Home > 2010, 21st Century, American Literature, Bassoff Jon, Noir, Polar, TBR20 > Corrosion by Jon Bassoff – Neo noir fiction

Corrosion by Jon Bassoff – Neo noir fiction

Corrosion by Jon Bassoff (2013) French title: Corrosion. Translated by Anatole Pons

I bought Corrosion at Quais du Polar in 2016. Jon Bassoff was signing his book, I chatted a bit with him and I took a chance on it. As most writers, he was happy to be in Lyon among other crime fiction writers and to be in contact with enthusiastic crime fiction lovers.

Corrosion is published in the NeoNoir collection by Gallmeister. Frequent readers of this blog know it by now: if a book is published by Gallmeister, it’s good. It might not suit you but not for lacking in the literature department. Corrosion is not an exception.

It starts like classic noir. We’re in 2010, an Irak war veteran with a scarred face has a breakdown on a country road. He walks to the closest bar where a woman gets beaten up by her husband in front of him. He interferes and they leave together. The man, Joseph Downs, stays in this little town, Stratton. The woman, Lilith, convinces him that they should kill her husband to pocket his life insurance money. She just made a colossal mistake.

Who is really Joseph Dowes and what’s his story? Bassoff takes the reader on a very dark and abrasive road. I can’t tell much about Corrosion without spoiling the plot but Ken Bruen gives an accurate description of it:

Imagine Chuck Palahniuk filtered through Tarantino speak, blended with an acidic Jim Thompson and a book that cries out to be filmed by David Lynch, then you have a flavor of Corrosion. The debut novel from the unique Jon Bassoff begins a whole new genre: Corrosive Noir.

I checked out other covers for this disturbing crime fiction novel. The French one is Gallmeister’s signature for their NeoNoir collection. This very sober cover is typical from French publishers. The American one reflects the darkness of the story and projects its horror.
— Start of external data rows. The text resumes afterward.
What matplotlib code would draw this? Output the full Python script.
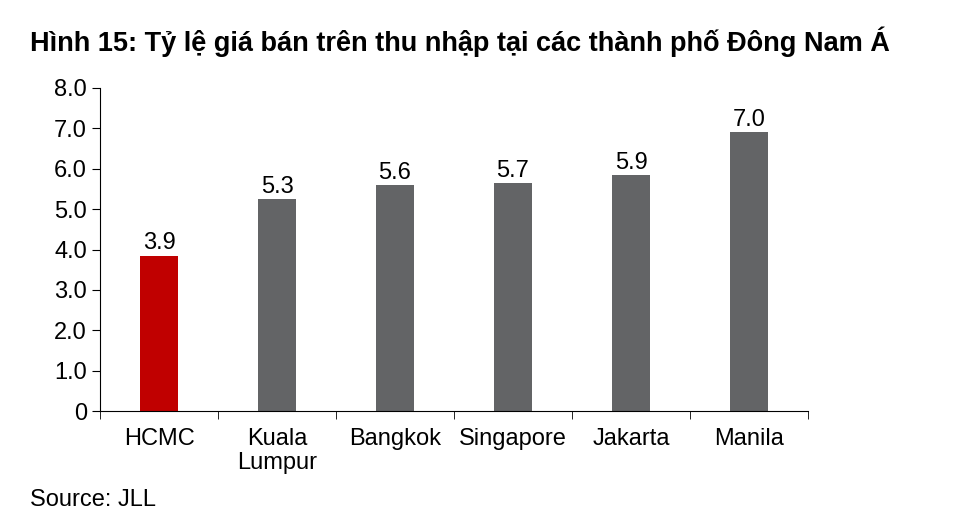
import matplotlib
matplotlib.use("Agg")
import matplotlib.pyplot as plt
import numpy as np

plt.rcParams['font.family'] = ['Liberation Sans', 'DejaVu Sans']

categories = ["HCMC", "Kuala\nLumpur", "Bangkok", "Singapore", "Jakarta", "Manila"]
values = [3.85, 5.25, 5.6, 5.65, 5.85, 6.9]
labels = ["3.9", "5.3", "5.6", "5.7", "5.9", "7.0"]
colors = ["#c00000", "#636466", "#636466", "#636466", "#636466", "#636466"]
yticks = [0, 1, 2, 3, 4, 5, 6, 7, 8]
yticklabels = ["0", "1.0", "2.0", "3.0", "4.0", "5.0", "6.0", "7.0", "8.0"]

fig = plt.figure(figsize=(9.6, 5.24), dpi=100)
ax = fig.add_axes([100/960, 1-411/524, 708/960, 323/524])
x = np.arange(len(categories))
ax.bar(x, values, width=0.32, color=colors)
for xi, v, l in zip(x, values, labels):
    ax.text(xi, v + 0.03, l, ha='center', va='bottom', fontsize=17)
ax.set_xlim(-0.5, len(categories) - 0.5)
ax.set_ylim(0, 8)
ax.set_yticks(yticks)
ax.set_yticklabels(yticklabels, fontsize=17)
ax.set_xticks(x)
ax.set_xticklabels(categories, fontsize=17, va='top', linespacing=1.15)
ax.set_xticks(np.arange(len(categories) + 1) - 0.5, minor=True)
ax.tick_params(axis='x', which='major', length=0, pad=12)
ax.tick_params(axis='x', which='minor', length=6, direction='out', color='black')
ax.tick_params(axis='y', length=6, direction='out', color='black')
for s in ['top', 'right']:
    ax.spines[s].set_visible(False)
for s in ['left', 'bottom']:
    ax.spines[s].set_color('black')
fig.text(30/960, 1-42/524, "Hình 15: Tỷ lệ giá bán trên thu nhập tại các thành phố Đông Nam Á",
         fontsize=19.5, fontweight='bold', va='center')
fig.text(30/960, 1-500/524, "Source: JLL", fontsize=17, va='center')
fig.savefig("out.png", dpi=100)
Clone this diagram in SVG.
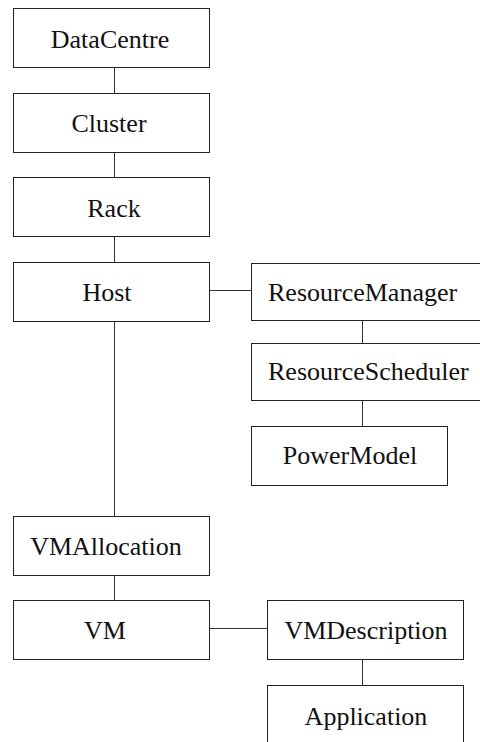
<svg xmlns="http://www.w3.org/2000/svg" width="480" height="742" viewBox="0 0 480 742">
<style>
.box{fill:#fff;stroke:#222;stroke-width:1}
.lbl{font-family:"Liberation Serif","Times New Roman",serif;font-size:26px;fill:#111}
.c{text-anchor:middle}
.conn line{stroke:#333;stroke-width:1}
</style>
<rect width="480" height="742" fill="#fff"/>
<g id="connectors" class="conn">
<line x1="114.5" y1="67.5" x2="114.5" y2="93.5"/>
<line x1="114.5" y1="152.5" x2="114.5" y2="177.5"/>
<line x1="114.5" y1="236.5" x2="114.5" y2="262.5"/>
<line x1="114.5" y1="321.5" x2="114.5" y2="516.5"/>
<line x1="114.5" y1="575.5" x2="114.5" y2="600.5"/>
<line x1="209.5" y1="290.5" x2="251.5" y2="290.5"/>
<line x1="362.5" y1="320.5" x2="362.5" y2="343.5"/>
<line x1="362.5" y1="400.5" x2="362.5" y2="426.5"/>
<line x1="209.5" y1="628.5" x2="267.5" y2="628.5"/>
<line x1="362.5" y1="659.5" x2="362.5" y2="685.5"/>
</g>
<g id="datacentre"><rect class="box" x="13.5" y="8.5" width="196" height="59"/><text class="lbl c" x="110" y="48">DataCentre</text></g>
<g id="cluster"><rect class="box" x="13.5" y="93.5" width="196" height="59"/><text class="lbl c" x="109" y="132">Cluster</text></g>
<g id="rack"><rect class="box" x="13.5" y="177.5" width="196" height="59"/><text class="lbl c" x="114" y="217">Rack</text></g>
<g id="host"><rect class="box" x="13.5" y="262.5" width="196" height="59"/><text class="lbl c" x="107" y="301">Host</text></g>
<g id="resourcemanager"><rect class="box" x="251.5" y="263.5" width="240" height="57"/><text class="lbl" x="268" y="301">ResourceManager</text></g>
<g id="resourcescheduler"><rect class="box" x="251.5" y="343.5" width="240" height="57"/><text class="lbl" x="268" y="380">ResourceScheduler</text></g>
<g id="powermodel"><rect class="box" x="251.5" y="426.5" width="196" height="59"/><text class="lbl c" x="350" y="464">PowerModel</text></g>
<g id="vmallocation"><rect class="box" x="13.5" y="516.5" width="196" height="59"/><text class="lbl c" x="106" y="555">VMAllocation</text></g>
<g id="vm"><rect class="box" x="13.5" y="600.5" width="196" height="59"/><text class="lbl c" x="105" y="639">VM</text></g>
<g id="vmdescription"><rect class="box" x="267.5" y="600.5" width="196" height="59"/><text class="lbl c" x="366" y="639">VMDescription</text></g>
<g id="application"><rect class="box" x="267.5" y="685.5" width="196" height="80"/><text class="lbl c" x="366" y="725">Application</text></g>
</svg>
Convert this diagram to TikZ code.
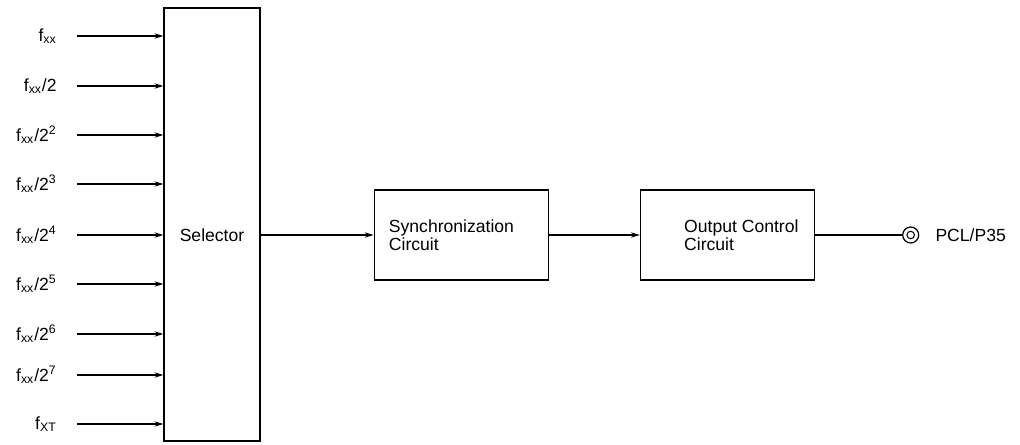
\documentclass[tikz,border=0pt]{standalone}
\usepackage{fontspec}
\setsansfont{Liberation Sans}
\usepackage{tikz}
\usetikzlibrary{positioning, arrows.meta, calc}

\begin{document}
\begin{tikzpicture}[
  every node/.style={font=\sffamily\fontsize{10}{11}\selectfont},
  block/.style={draw, line width=0.7pt, minimum height=1.8cm, minimum width=3.48cm},
  sel/.style={draw, line width=0.7pt, minimum height=8.66cm, minimum width=1.92cm},
  inlabel/.style={anchor=east, inner sep=0pt},
  boxtext/.style={anchor=west, align=left, inner sep=0pt, font=\sffamily\fontsize{10}{10.5}\selectfont},
  arr/.style={-{Stealth[length=5pt, width=3pt]}, line width=0.8pt}
]
  \useasboundingbox (0,0) rectangle (20.4,8.88);

  % Selector block
  \node[sel] (sel) at (4.24,4.39) {};
  \node at (4.24,4.18) (seltext) {Selector};

  % Input frequencies
  \coordinate (in1) at (1.54,8.16);
  \coordinate (in2) at (1.54,7.16);
  \coordinate (in3) at (1.54,6.18);
  \coordinate (in4) at (1.54,5.20);
  \coordinate (in5) at (1.54,4.18);
  \coordinate (in6) at (1.54,3.20);
  \coordinate (in7) at (1.54,2.20);
  \coordinate (in8) at (1.54,1.38);
  \coordinate (in9) at (1.54,0.40);
  \node[inlabel] (lab1) at ([xshift=-0.4cm]in1) {f\textsubscript{xx}};
  \node[inlabel] (lab2) at ([xshift=-0.4cm]in2) {f\textsubscript{xx}/2};
  \node[inlabel] (lab3) at ([xshift=-0.4cm]in3) {f\textsubscript{xx}/2\textsuperscript{2}};
  \node[inlabel] (lab4) at ([xshift=-0.4cm]in4) {f\textsubscript{xx}/2\textsuperscript{3}};
  \node[inlabel] (lab5) at ([xshift=-0.4cm]in5) {f\textsubscript{xx}/2\textsuperscript{4}};
  \node[inlabel] (lab6) at ([xshift=-0.4cm]in6) {f\textsubscript{xx}/2\textsuperscript{5}};
  \node[inlabel] (lab7) at ([xshift=-0.4cm]in7) {f\textsubscript{xx}/2\textsuperscript{6}};
  \node[inlabel] (lab8) at ([xshift=-0.4cm]in8) {f\textsubscript{xx}/2\textsuperscript{7}};
  \node[inlabel] (lab9) at ([xshift=-0.4cm]in9) {f\textsubscript{XT}};

  % Synchronization circuit
  \node[block, right=2.26cm of sel.east |- seltext, anchor=west] (sync) {};
  \node[boxtext] at ([xshift=0.3cm]sync.west) {Synchronization\\Circuit};

  % Output control circuit
  \node[block, right=1.82cm of sync] (outc) {};
  \node[boxtext] at ([xshift=0.88cm]outc.west) {Output Control\\Circuit};

  % Output terminal
  \node[circle, draw, line width=0.7pt, minimum size=0.32cm, inner sep=0pt,
    right=1.74cm of outc] (term) {};
  \node[circle, draw, line width=0.6pt, minimum size=0.15cm, inner sep=0pt] at (term.center) (termin) {};
  \node[anchor=west] at ([xshift=0.2cm]term.east) (pcl) {PCL/P35};

  % Arrows
  \draw[arr] (in1) -- (in1 -| sel.west);
  \draw[arr] (in2) -- (in2 -| sel.west);
  \draw[arr] (in3) -- (in3 -| sel.west);
  \draw[arr] (in4) -- (in4 -| sel.west);
  \draw[arr] (in5) -- (in5 -| sel.west);
  \draw[arr] (in6) -- (in6 -| sel.west);
  \draw[arr] (in7) -- (in7 -| sel.west);
  \draw[arr] (in8) -- (in8 -| sel.west);
  \draw[arr] (in9) -- (in9 -| sel.west);
  \draw[arr] (sel.east |- sync) -- (sync);
  \draw[arr] (sync) -- (outc);
  \draw[line width=0.8pt] (outc) -- (term);
\end{tikzpicture}
\end{document}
Corrosion is dark, violent and uncomfortable. I found it too violent for me and it’s definitely a book I’d never want to see on screen. I couldn’t bear it but I’m a bit too sensitive about violence in films. It’s horrific at times and yet extremely well written. I have Corrosion in French, so I can’t really share quotes but trust me, the writing is good. There are allusions to Jim Thompson and the style betrays a skilled and literate writer. He knows his classics, he has internalized them, made them his and used them to our benefit in a well-constructed and terribly efficient book. Bassoff created a deeply disturbed character and the plot leads the reader towards an implacable ending.

Masterfully done. An excellent novel but for the strong hearted.

  1. June 26, 2017 at 9:50 pm

    That sounds very disturbing but rather enticing – you know me and my dark predilections (in literature at least). No, I don’t like it in film either, but I can handle it in books.


    • June 26, 2017 at 9:52 pm

      Same here : I can handle a lot more in books than in films.
      It’s disturbing but good.


  2. June 27, 2017 at 2:01 am

    Not for me either by the sounds of it. I usually turn away from a book w. an Iraq war vet it anyway. It’s the stereotype that puts me off.


    • June 27, 2017 at 9:57 pm

      I’m good for your TBR these days!
      This one is very good but not for everyone. I found it hard to stomach even if I can tell it’s well-done.


  3. June 29, 2017 at 5:59 pm

    It does sound fairly brutal. It also sounds potentially darker than Thompson, an idea that rather terrifies me…

    Good writing can be a double edged sword. A book like this if written in a pulpy style can be quite fun. If written well however, that makes it a much more sobering beast.


    • June 30, 2017 at 12:45 pm

      It’s more graphic than Jim Thompson but the character is as deranged as the one in The Killer Inside Me.
      It’s a bit like Jake Hinkson.
      It’s good, really, but you need to be in the right mood. He’s a writer to follow.